The Dramatic ‘Motion’ of Ying Ning

Desperate to find the woman sleeping with her husband, the main character of Ying Ning’s ‘Wu Giong Dong’ (‘Perpetual Motion’) hosts an innocent get-together with her closest friends with the hope that a day of exotic cuisine, cocktails and colored cigarettes will elicit the uncomfortable truth.
Ying’s very comic yet tragic work was the fourth film presented by the Film and Video Center this spring and strengthened the diversity of independent films already shown at UC Irvine. As the film progressed, the audience caught a glimpse of the different realities successful women endure behind their rich facades, stern demeanors and seemingly perfect lifestyles.
Ying wastes no time capturing viewers’ attention by depicting Niuniu (Hung Huang) rummaging through her husband’s office and finding a romantic letter filled with provocative language that strongly stirs her jealous emotions. Not only does the printed e-mail prove her husband’s unfaithfulness, it also includes evidence that the author knows her personally. She then makes it her mission to interrogate her girlfriends one-by-one the night before Chinese New Year to see who is after her famous literary husband.
‘This is the kind of film that accomplishes our mission to intellectually challenge the audience outside the circuit of commercial cinema,’ said FVC director Kyung Hun Kim of the screening.
Indeed, the audience is challenged by visuals in some of the scenes regarding the character’s pursuit of her husband’s mistress. The first comes when the cook of the house wields a knife while two chickens poke at each other unknowingly. A scene later, the movie comes back to the headless body of one of the chickens that suddenly writhes in a directionless flutter of depleted life.
When shown at a dinner table, the quartet is initially hesitant about eating chicken’s feet marinated in flowers. It is only when Lala (Liu Sola) sensually handles and tastes each cerebral-colored claw that the other three pounce like hyenas in a series of extreme close-ups of biting, ripping and sucking meat and bones in what is the longest, most beautiful scene in the entire film.

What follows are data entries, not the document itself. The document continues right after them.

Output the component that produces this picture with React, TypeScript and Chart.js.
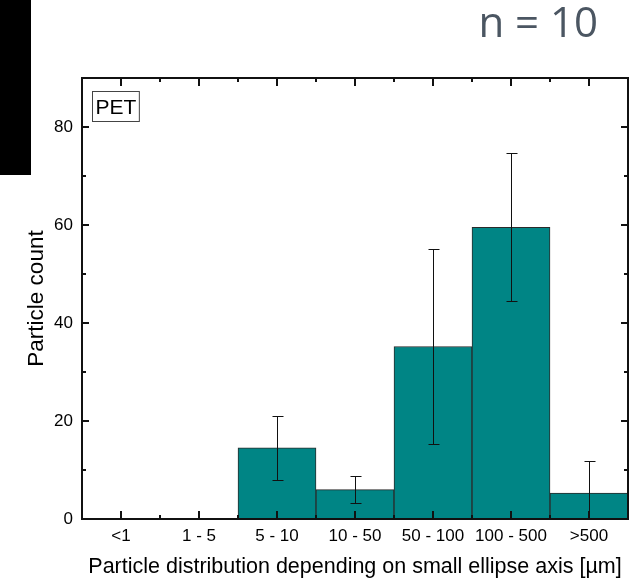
import React, { useEffect, useRef } from 'react';
import { Chart, registerables } from 'chart.js';

Chart.register(...registerables);

const categories = ['<1', '1 - 5', '5 - 10', '10 - 50', '50 - 100', '100 - 500', '>500'];
const counts = [0, 0, 14.5, 6.0, 35.2, 59.5, 5.3];
const errors = [0, 0, 6.5, 2.7, 19.8, 15.1, 6.6];
const yTicks = [0, 20, 40, 60, 80];
const yMinorTicks = [10, 30, 50, 70];
const panelLabel = 'PET';
const sampleLabel = 'n = 10';
const xTitle = 'Particle distribution depending on small ellipse axis [µm]';
const yTitle = 'Particle count';

const FONT = '"Liberation Sans", Arial, sans-serif';

const decor = {
  id: 'decor',
  beforeDraw(chart: any) {
    const { ctx, width, height } = chart;
    ctx.save();
    ctx.fillStyle = '#ffffff';
    ctx.fillRect(0, 0, width, height);
    ctx.restore();
  },
  afterDatasetsDraw(chart: any) {
    const { ctx, chartArea: a, scales } = chart;
    const x = scales.x;
    const y = scales.y;
    const meta = chart.getDatasetMeta(0);

    // error bars
    ctx.save();
    ctx.beginPath();
    ctx.rect(a.left, a.top, a.right - a.left, a.bottom - a.top);
    ctx.clip();
    ctx.strokeStyle = '#111111';
    ctx.lineWidth = 1;
    meta.data.forEach((bar: any, i: number) => {
      const e = errors[i];
      if (!e) return;
      const cx = Math.round(bar.x) + 0.5;
      const yHi = Math.round(y.getPixelForValue(counts[i] + e)) + 0.5;
      const yLo = Math.round(y.getPixelForValue(counts[i] - e)) + 0.5;
      ctx.beginPath();
      ctx.moveTo(cx, yHi);
      ctx.lineTo(cx, yLo);
      ctx.moveTo(cx - 5, yHi);
      ctx.lineTo(cx + 6, yHi);
      ctx.moveTo(cx - 5, yLo);
      ctx.lineTo(cx + 6, yLo);
      ctx.stroke();
    });
    ctx.restore();

    // ticks
    ctx.save();
    ctx.strokeStyle = '#111111';
    ctx.lineWidth = 2;
    ctx.beginPath();
    categories.forEach((_, i) => {
      const px = Math.round(x.getPixelForValue(i));
      ctx.moveTo(px, a.bottom);
      ctx.lineTo(px, a.bottom - 8);
      ctx.moveTo(px, a.top);
      ctx.lineTo(px, a.top + 8);
      if (i < categories.length - 1) {
        const mx = Math.round((x.getPixelForValue(i) + x.getPixelForValue(i + 1)) / 2);
        ctx.moveTo(mx, a.bottom);
        ctx.lineTo(mx, a.bottom - 4);
        ctx.moveTo(mx, a.top);
        ctx.lineTo(mx, a.top + 4);
      }
    });
    yTicks.forEach((v) => {
      const py = Math.round(y.getPixelForValue(v));
      ctx.moveTo(a.left, py);
      ctx.lineTo(a.left + 7, py);
      ctx.moveTo(a.right, py);
      ctx.lineTo(a.right - 7, py);
    });
    yMinorTicks.forEach((v) => {
      const py = Math.round(y.getPixelForValue(v));
      ctx.moveTo(a.left, py);
      ctx.lineTo(a.left + 4, py);
      ctx.moveTo(a.right, py);
      ctx.lineTo(a.right - 4, py);
    });
    ctx.stroke();

    // frame
    ctx.strokeStyle = '#111111';
    ctx.lineWidth = 2;
    ctx.strokeRect(a.left, a.top, a.right - a.left, a.bottom - a.top);
    ctx.restore();
  },
  afterDraw(chart: any) {
    const { ctx, chartArea: a } = chart;
    ctx.save();
    // black block on the left
    ctx.fillStyle = '#000000';
    ctx.fillRect(0, 0, 31, 175);

    // sample size label
    ctx.fillStyle = '#4b5662';
    ctx.font = '42px "Open Sans", "Noto Sans", sans-serif';
    ctx.textAlign = 'right';
    ctx.textBaseline = 'alphabetic';
    ctx.fillText(sampleLabel, 598, 37);

    // panel label box
    const bx = a.left + 10;
    const by = a.top + 13;
    ctx.font = '21px ' + FONT;
    ctx.textAlign = 'left';
    const tw = ctx.measureText(panelLabel).width;
    ctx.fillStyle = '#ffffff';
    ctx.fillRect(bx, by, tw + 6, 30);
    ctx.strokeStyle = '#444444';
    ctx.lineWidth = 1;
    ctx.strokeRect(bx + 0.5, by + 0.5, tw + 6, 30);
    ctx.fillStyle = '#000000';
    ctx.fillText(panelLabel, bx + 3.5, by + 23);
    ctx.restore();
  },
};

export default function App() {
  const ref = useRef<HTMLCanvasElement | null>(null);

  useEffect(() => {
    if (!ref.current) return;
    const chart = new Chart(ref.current, {
      type: 'bar',
      data: {
        labels: categories,
        datasets: [
          {
            data: counts,
            backgroundColor: '#008585',
            borderColor: '#2a2a2a',
            borderWidth: 1,
            borderSkipped: false,
            categoryPercentage: 1,
            barPercentage: 1,
          },
        ],
      },
      options: {
        animation: false,
        responsive: false,
        devicePixelRatio: 1,
        layout: { padding: { top: 78, right: 13, left: 0, bottom: 0 } },
        plugins: {
          legend: { display: false },
          tooltip: { enabled: false },
          title: { display: false },
        },
        scales: {
          x: {
            type: 'category',
            offset: true,
            grid: { display: false, drawTicks: false },
            border: { display: false },
            ticks: {
              color: '#000000',
              font: { family: FONT, size: 17 },
              padding: 7,
              maxRotation: 0,
              autoSkip: false,
            },
            title: {
              display: true,
              text: xTitle,
              color: '#000000',
              font: { family: FONT, size: 21.5 },
              padding: { top: 0, bottom: 2 },
            },
            afterFit: (s: any) => {
              s.height = 63;
            },
          },
          y: {
            min: 0,
            max: 90,
            grid: { display: false, drawTicks: false },
            border: { display: false },
            afterBuildTicks: (s: any) => {
              s.ticks = yTicks.map((v) => ({ value: v }));
            },
            ticks: {
              color: '#000000',
              font: { family: FONT, size: 17 },
              padding: 9,
            },
            title: {
              display: true,
              text: yTitle,
              color: '#000000',
              font: { family: FONT, size: 22.5 },
              padding: { top: 23.5, bottom: 0 },
            },
            afterFit: (s: any) => {
              s.width = 82;
            },
          },
        },
      },
      plugins: [decor],
    });
    return () => chart.destroy();
  }, []);

  return (
    <div style={{ position: 'absolute', left: 0, top: 0, width: 641, height: 582 }}>
      <canvas ref={ref} width={641} height={582} style={{ width: 641, height: 582, display: 'block' }} />
    </div>
  );
}
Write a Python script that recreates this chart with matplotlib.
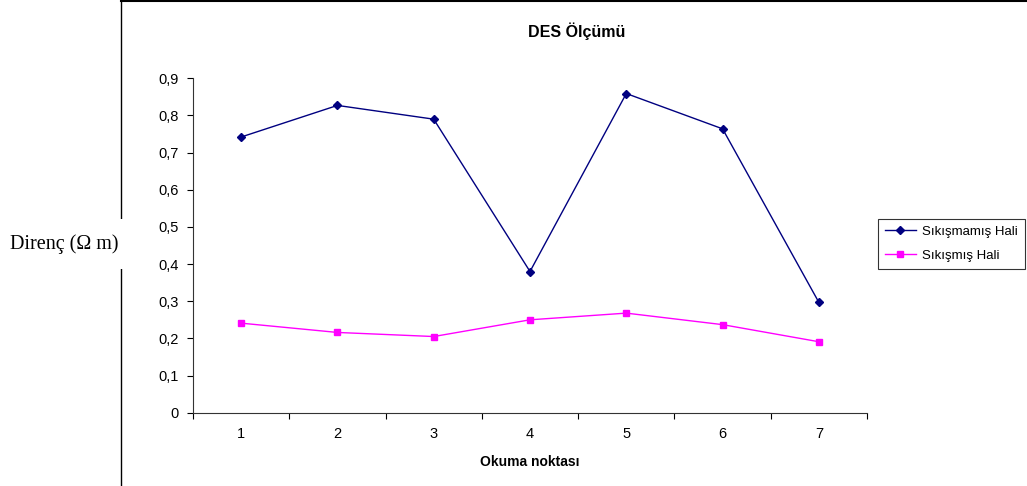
import matplotlib
matplotlib.use("Agg")
import matplotlib.pyplot as plt
from matplotlib.lines import Line2D

# Measurement data
points = [1, 2, 3, 4, 5, 6, 7]
sikismamis = [0.742, 0.827, 0.790, 0.380, 0.859, 0.764, 0.297]
sikismis = [0.241, 0.216, 0.205, 0.250, 0.268, 0.237, 0.191]
y_ticks = [0, 0.1, 0.2, 0.3, 0.4, 0.5, 0.6, 0.7, 0.8, 0.9]
y_tick_labels = ["0", "0,1", "0,2", "0,3", "0,4", "0,5", "0,6", "0,7", "0,8", "0,9"]

W, H = 1027, 486
fig = plt.figure(figsize=(W / 100, H / 100), dpi=100)
plt.rcParams['font.family'] = ['Liberation Sans', 'DejaVu Sans']

ax = fig.add_axes([193 / W, 1 - 412.7 / H, (867 - 193) / W, (412.7 - 78.3) / H])

ax.plot(points, sikismamis, color="#000080", lw=1.0, marker="D", ms=4.5,
        label="Sıkışmamış Hali")
ax.plot(points, sikismis, color="#FF00FF", lw=1.0, marker="s", ms=5,
        label="Sıkışmış Hali")

ax.set_xlim(0.5, 7.5)
ax.set_ylim(0, 0.9)
ax.set_yticks(y_ticks)
ax.set_yticklabels(y_tick_labels)
ax.set_xticks(points)
ax.set_xticks([p + 0.5 for p in [0] + points], minor=True)
ax.tick_params(axis="x", which="major", length=0, pad=10, labelsize=10.5)
ax.tick_params(axis="x", which="minor", length=4, direction="out", width=0.8)
ax.tick_params(axis="y", length=4, direction="out", width=0.8, labelsize=10.5, pad=6)
for s in ("top", "right"):
    ax.spines[s].set_visible(False)
for s in ("left", "bottom"):
    ax.spines[s].set_linewidth(0.8)
    ax.spines[s].set_color("#333333")

fig.text(577 / W, 1 - 31 / H, "DES Ölçümü", ha="center", va="center",
         fontsize=11.5, fontweight="bold")
fig.text(530 / W, 1 - 462 / H, "Okuma noktası", ha="center", va="center",
         fontsize=10, fontweight="bold")

# Chart area border (left and top edges)
fig.add_artist(Line2D([121 / W, 121 / W], [0, 1 - 1.5 / H], color="black", lw=1.0,
                      transform=fig.transFigure))
fig.add_artist(Line2D([121 / W, 1], [1 - 1.5 / H, 1 - 1.5 / H], color="black", lw=1.5,
                      transform=fig.transFigure))

fig.text(64 / W, 1 - 244 / H, "Direnç (Ω m)", ha="center", va="center",
         fontsize=14.5, family=["Liberation Serif", "DejaVu Serif"],
         bbox=dict(facecolor="white", edgecolor="none", pad=11))

leg = fig.legend(loc="upper left", bbox_to_anchor=(878 / W, 1 - 219 / H),
                 fontsize=9.5, frameon=True, fancybox=False, edgecolor="black",
                 handlelength=2.4, handletextpad=0.45, borderpad=0.5,
                 labelspacing=0.9, borderaxespad=0)
leg.get_frame().set_linewidth(0.8)

fig.savefig("out.png", dpi=100)
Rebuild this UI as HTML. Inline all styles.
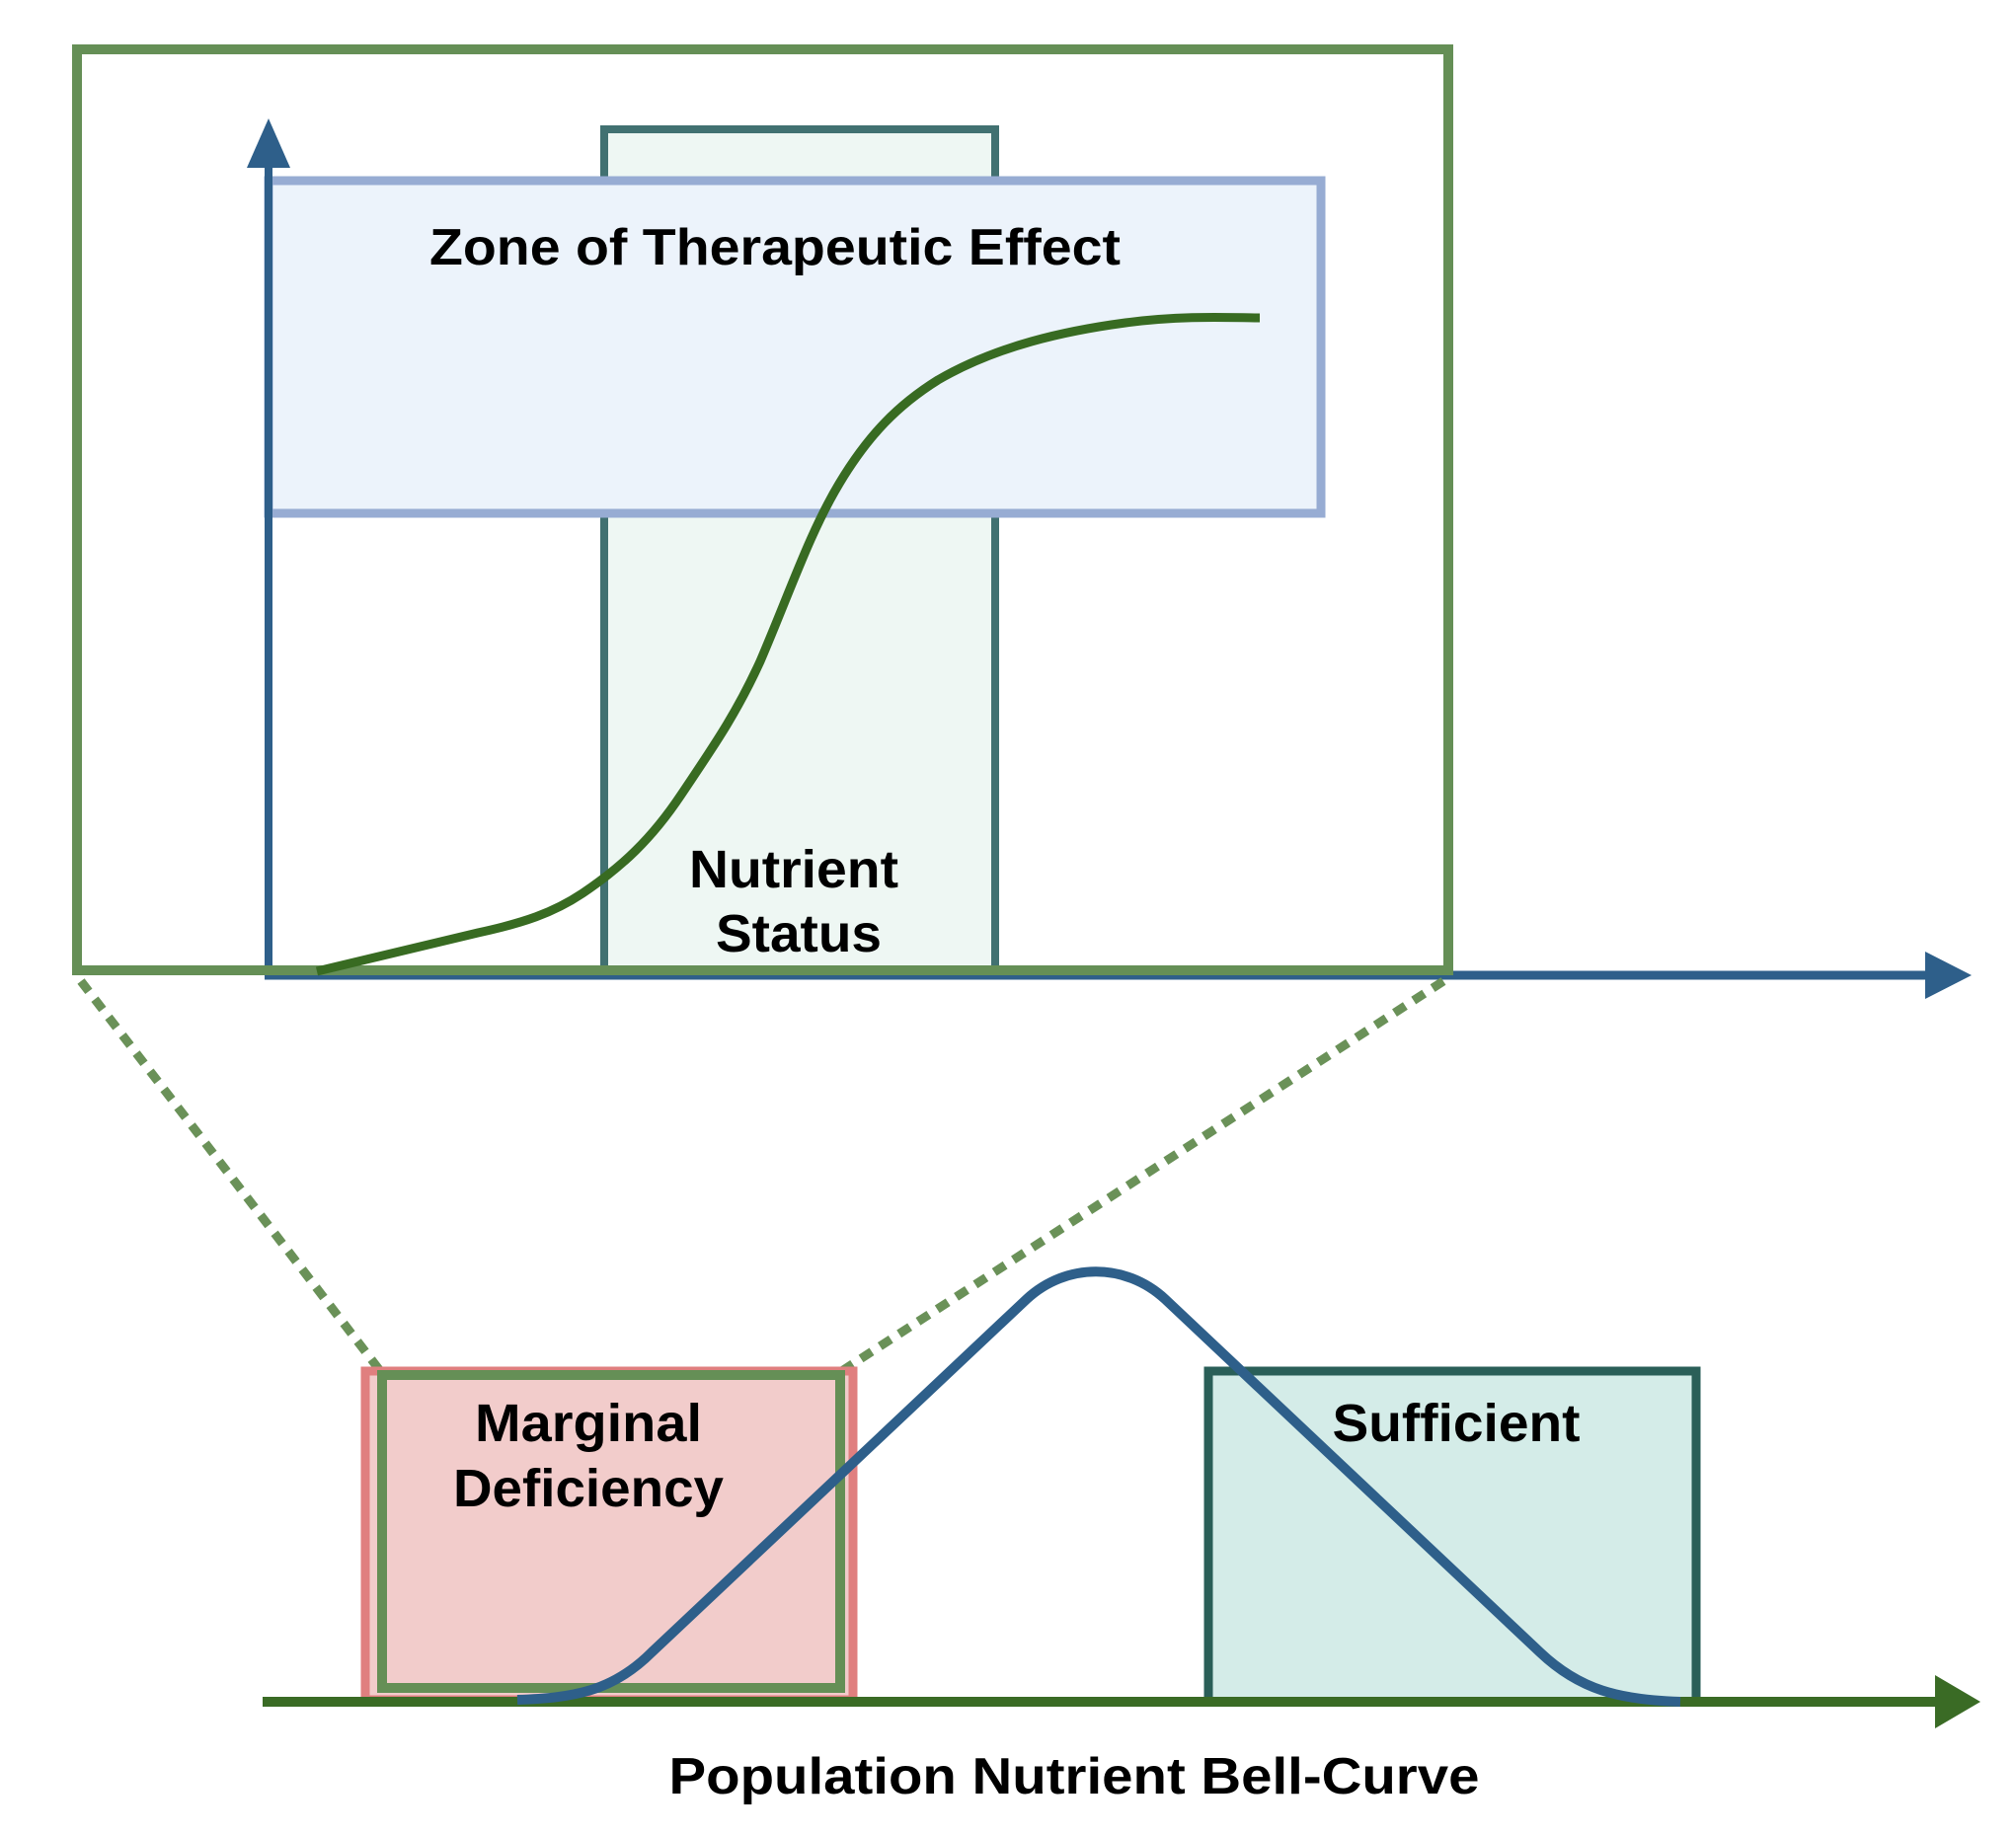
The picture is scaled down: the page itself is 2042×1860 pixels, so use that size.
<!DOCTYPE html>
<html><head><meta charset="utf-8"><style>html,body{margin:0;padding:0;background:#fff}svg{display:block}</style></head>
<body>
<svg width="2042" height="1860" viewBox="0 0 2042 1860" xmlns="http://www.w3.org/2000/svg" font-family="'Liberation Sans', sans-serif" font-weight="bold">
<rect x="0" y="0" width="2042" height="1860" fill="#fff"/>
<rect x="612" y="131" width="396" height="852" fill="#eef7f3" stroke="#417171" stroke-width="8"/>
<rect x="272" y="183" width="1066" height="337" fill="#ecf3fb" stroke="#97acd3" stroke-width="9"/>
<line x1="272" y1="988" x2="272" y2="165" stroke="#2e5f8a" stroke-width="8"/>
<polygon points="272,120 250,170 294,170" fill="#2e5f8a"/>
<line x1="268" y1="988" x2="1955" y2="988" stroke="#2e5f8a" stroke-width="9"/>
<polygon points="1997,988 1950,964 1950,1012" fill="#2e5f8a"/>
<rect x="78" y="50" width="1389" height="933" fill="none" stroke="#658f56" stroke-width="10"/>
<path d="M321,984 C380,970 440,955 484,945 C530,935 560,925 590,905 C630,878 660,850 690,805 C720,760 745,725 770,670 C800,600 820,540 850,490 C880,440 910,410 950,385 C1010,350 1080,335 1140,327 C1200,319 1250,322 1276,322" fill="none" stroke="#386b22" stroke-width="9"/>
<text x="785" y="268" font-size="52" text-anchor="middle" textLength="700" lengthAdjust="spacingAndGlyphs">Zone of Therapeutic Effect</text>
<text x="804" y="899" font-size="54" text-anchor="middle" textLength="212" lengthAdjust="spacingAndGlyphs">Nutrient</text>
<text x="809" y="964" font-size="54" text-anchor="middle" textLength="168" lengthAdjust="spacingAndGlyphs">Status</text>
<line x1="82" y1="994" x2="386" y2="1390" stroke="#6a9158" stroke-width="9" stroke-dasharray="13,10"/>
<line x1="1462" y1="994" x2="851" y2="1390" stroke="#6a9158" stroke-width="9" stroke-dasharray="13,10"/>
<rect x="370" y="1389" width="494" height="333" fill="#f2cccb" stroke="#e07f7f" stroke-width="9"/>
<rect x="387" y="1393" width="464" height="317" fill="none" stroke="#658f56" stroke-width="10"/>
<rect x="1224" y="1389" width="494" height="335" fill="#d4ece8" stroke="#2a5f58" stroke-width="9"/>
<line x1="266" y1="1724" x2="1960" y2="1724" stroke="#3a6b25" stroke-width="10"/>
<polygon points="2006,1724 1960,1697 1960,1751" fill="#3a6b25"/>
<path d="M524,1722 C580,1720 620,1714 660,1674 L1040,1316 C1080,1279 1140,1279 1180,1316 L1560,1674 C1600,1712 1640,1722 1702,1724" fill="none" stroke="#2e5f8a" stroke-width="10"/>
<text x="596" y="1460" font-size="54" text-anchor="middle" textLength="230" lengthAdjust="spacingAndGlyphs">Marginal</text>
<text x="596" y="1526" font-size="54" text-anchor="middle" textLength="274" lengthAdjust="spacingAndGlyphs">Deficiency</text>
<text x="1475" y="1460" font-size="54" text-anchor="middle" textLength="251" lengthAdjust="spacingAndGlyphs">Sufficient</text>
<text x="1088" y="1817" font-size="52" text-anchor="middle" textLength="821" lengthAdjust="spacingAndGlyphs">Population Nutrient  Bell-Curve</text>
</svg>
</body></html>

Ying displays her artistry not only with long, undisturbed shots, but also with her spontaneous filming. In one scene, Lala is alone and passes the time gracefully playing her hands to a symphony inside her head. The shot made the final cut as a mystical transition scene where her movements combined seamlessly with the film score. But this was not the only impromptu scene; the movie had no set script, only an outline that described the time of day: morning, lunch, tea time and night.
Sola, an internationally established composer, screenwriter and now actress, was present for the screening and commented on the director’s choice to go without written dialogue.
‘That’s great for me because I didn’t need to remember any words. I was able to just act natural.’
‘Perpetual Motion’ is a dark comedy that illustrates that life is not always what it seems.